# 1 inch synodontis cat with adult mbuna?



## qhoffpauir (Oct 16, 2013)

I have a 55 gallon with 15 adult mbuna. I found a great deal on some synodontis lucipinnis catfish that i want, but they are only 1 inch in size. Does anybody see a problem putting those in that mbuna tank that small?


----------



## noki (Jun 13, 2003)

Could be a problem as you can imagine, they could be attacked immediately if seen as "food". Depends on how large the size difference, how "bite size" they appear, also how rowdy the Mbuna. But if they do okay initially, they should be ignored. I think many have found young Tanganyikan Synos to be completely ignored, they will be very wary at first, hiding in the rocks.

I do see those young Lucipiniis, and they can be very small. Don't know why they can't wait a couple of grow out weeks before shipping them out.


----------



## DJRansome (Oct 29, 2005)

I would buy them and grow them out in a separate tank.


----------



## tanker3 (May 18, 2015)

I have about 18 adult Mbunas, and about 6 Syno Lucipinnis (about 2inches). Last month at my cichlid club I got 5 more, but these are only about 1/2 inch in size. They are tiny and about 1/3 the size of my currant Syno cats. I did put them all into the same tank. They are doing far fine with the other cats and fine with the adult Mubunas too. 
It could be because I now have over 10 synos cats so the Mubunas leave them alone, but so far so good. I see them all when I drop some food onto the sand.


----------



## qhoffpauir (Oct 16, 2013)

tanker3 said:


> I have about 18 adult Mbunas, and about 6 Syno Lucipinnis (about 2inches). Last month at my cichlid club I got 5 more, but these are only about 1/2 inch in size. They are tiny and about 1/3 the size of my currant Syno cats. I did put them all into the same tank. They are doing far fine with the other cats and fine with the adult Mubunas too.
> It could be because I now have over 10 synos cats so the Mubunas leave them alone, but so far so good. I see them all when I drop some food onto the sand.

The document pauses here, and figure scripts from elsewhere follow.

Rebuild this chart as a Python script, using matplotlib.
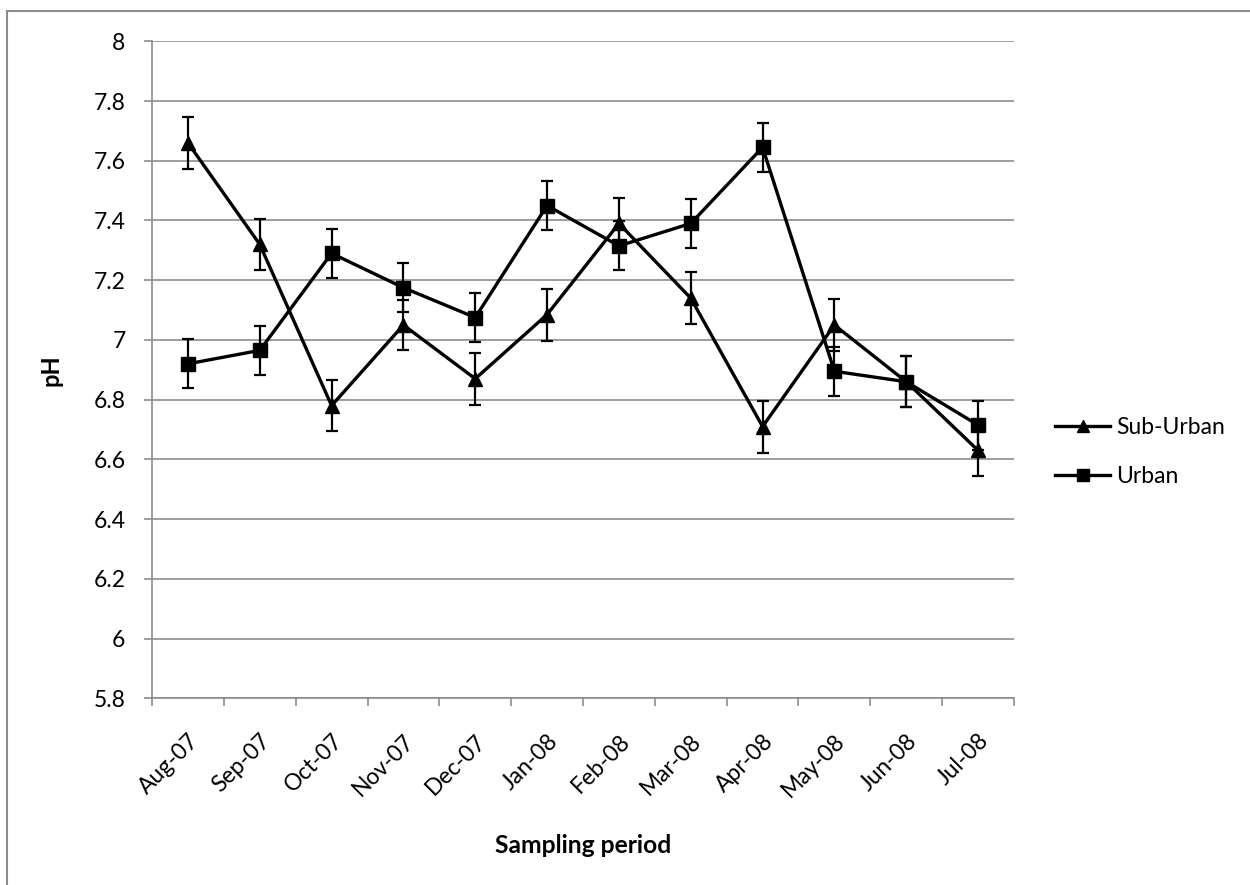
import numpy as np
import matplotlib
matplotlib.use("Agg")
import matplotlib.pyplot as plt
from matplotlib.patches import Rectangle
from matplotlib.lines import Line2D

plt.rcParams['font.family'] = ['Lato', 'DejaVu Sans']

# pH per month
months = ["Aug-07", "Sep-07", "Oct-07", "Nov-07", "Dec-07", "Jan-08",
          "Feb-08", "Mar-08", "Apr-08", "May-08", "Jun-08", "Jul-08"]
sub_urban = [7.66, 7.32, 6.78, 7.05, 6.87, 7.085, 7.39, 7.14, 6.71, 7.05, 6.86, 6.63]
urban = [6.92, 6.965, 7.29, 7.175, 7.075, 7.45, 7.315, 7.39, 7.645, 6.895, 6.86, 6.715]
sub_urban_err = [0.087, 0.086, 0.086, 0.085, 0.087, 0.087, 0.087, 0.087, 0.087, 0.087, 0.085, 0.087]
urban_err = [0.082, 0.082, 0.081, 0.083, 0.082, 0.082, 0.082, 0.081, 0.082, 0.082, 0.085, 0.082]

grey = "#8c8c8c"
fs = 16.5

fig = plt.figure(figsize=(12.5, 8.85), dpi=100)
ax = fig.add_axes([0.1216, 0.2110, 0.6896, 0.7423])

x = np.arange(len(months))
style = dict(color="black", lw=2.4, ecolor="black", elinewidth=1.6,
             capsize=4.5, capthick=1.6, zorder=3)
ax.errorbar(x, sub_urban, yerr=sub_urban_err, marker="^", markersize=10, **style)
ax.errorbar(x, urban, yerr=urban_err, marker="s", markersize=9.5, **style)

ax.set_xlim(-0.5, len(months) - 0.5)
ax.set_ylim(5.8, 8.0)
ax.set_yticks(np.arange(5.8, 8.01, 0.2))
ax.set_yticklabels(["5.8", "6", "6.2", "6.4", "6.6", "6.8", "7", "7.2",
                    "7.4", "7.6", "7.8", "8"])
ax.set_xticks(x)
ax.set_xticklabels(months, rotation=45, ha="right", va="top",
                   rotation_mode="anchor")
ax.set_xticks(np.arange(-0.5, len(months)), minor=True)

ax.grid(axis="y", color=grey, lw=1.2)
ax.set_axisbelow(True)
for s in ["top", "right"]:
    ax.spines[s].set_visible(False)
for s in ["left", "bottom"]:
    ax.spines[s].set_color(grey)
    ax.spines[s].set_linewidth(1.2)

ax.tick_params(axis="y", which="major", length=6, width=1.2, color=grey,
               labelsize=fs, pad=13)
ax.tick_params(axis="x", which="major", length=0, labelsize=fs, pad=23)
ax.tick_params(axis="x", which="minor", length=6, width=1.2, color=grey)

ax.set_ylabel("pH", fontsize=fs + 0.5, fontweight="bold")
ax.yaxis.set_label_coords(-0.104, 0.5)
ax.set_xlabel("Sampling period", fontsize=fs + 1.2, fontweight="bold", va="center")
ax.xaxis.set_label_coords(0.5, -0.224)

handles = [Line2D([], [], color="black", lw=2.4, marker="^", markersize=8),
           Line2D([], [], color="black", lw=2.4, marker="s", markersize=8)]
ax.legend(handles, ["Sub-Urban", "Urban"], loc="center left",
          bbox_to_anchor=(0.844, 0.489), bbox_transform=fig.transFigure,
          frameon=False, fontsize=fs, borderpad=0, borderaxespad=0,
          handlelength=2.4, handletextpad=0.25, labelspacing=1.2)

# outer chart frame
fig.patches.append(Rectangle((0.0056, -0.05), 1.1, 0.0376 + 1.0,
                             transform=fig.transFigure, fill=False,
                             edgecolor=grey, lw=1.5))

fig.savefig("out.png", dpi=100)
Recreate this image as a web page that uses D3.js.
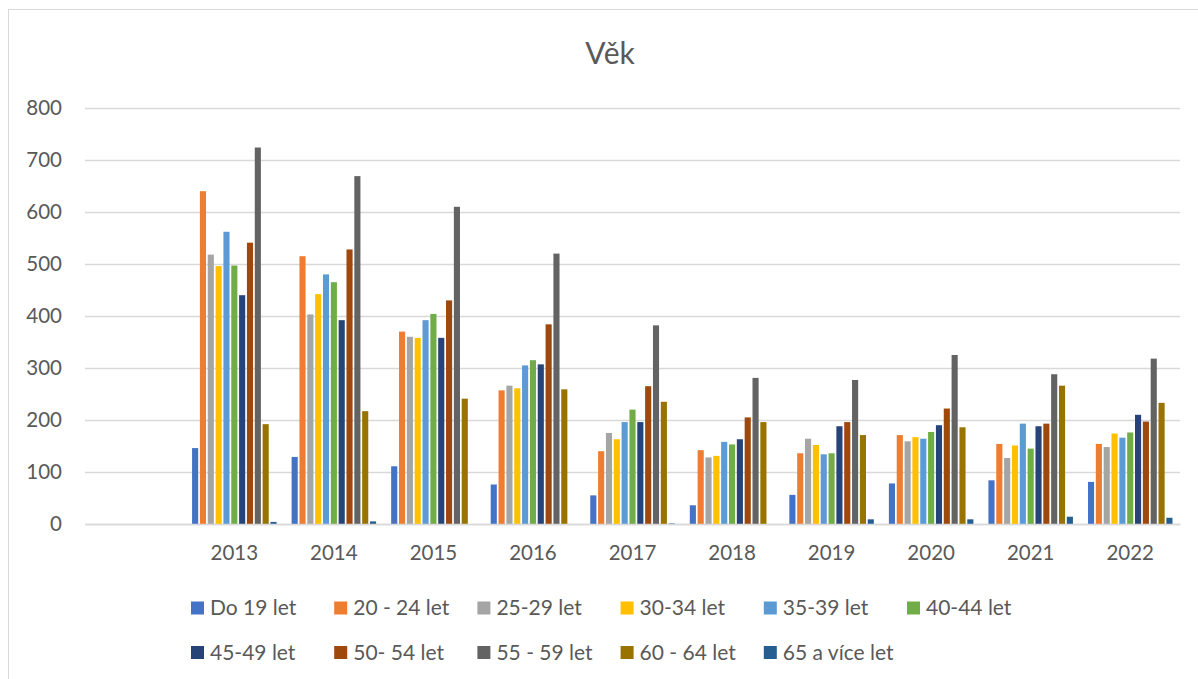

Do you have a favorite? I had originally planned to put the lucipinnis in a 40 gallon breeder with some red top hongis. I liked the idea because they are small. Im now thinking about putting some in this 55 gallon and I am not committed to the lucepinnis since I have a little more room to play with. I have never kept synos before with the exception of a lace cat I have in my peacock hap tank. I would like to hear what you have to say about some of the otherss


----------



## noki (Jun 13, 2003)

qhoffpauir said:


> tanker3 said:
> 
> 
> > I have about 18 adult Mbunas, and about 6 Syno Lucipinnis (about 2inches). Last month at my cichlid club I got 5 more, but these are only about 1/2 inch in size. They are tiny and about 1/3 the size of my currant Syno cats. I did put them all into the same tank. They are doing far fine with the other cats and fine with the adult Mubunas too.
> ...


Multipunctatus grow bigger and are more active, but maybe you would want the smaller size Lucipinnis. They both are much more comfortable in groups, I would get at least 5. They can fight with each other and it harder to understand what is going on than cichlids, but a group keeps them more comfortable, and the pecking order intragression gets spread around. Lucipinnis constantly zip around the rocks and bottom like drones.


----------



## Cichlid boy (May 24, 2016)

I have 12 between 1.5-3.5" in my 125 and there's a venustus in there that's pushing 8" and he doesn't bother them I don't know if mbuna would be different because they're usually a little rowdier.


----------



## Old Newbie (Feb 18, 2017)

I have a Corydora in my 75 with Mbuna, it got put in there by accident and I don't want to destroy the tank to get it out. The Mbuna completely ignore it 99% of the time.


----------



## tanker3 (May 18, 2015)

I like the Lucipinnis because they do not get too big. This way I can have more of them and not over-load the tank. I now have 11 of them.


----------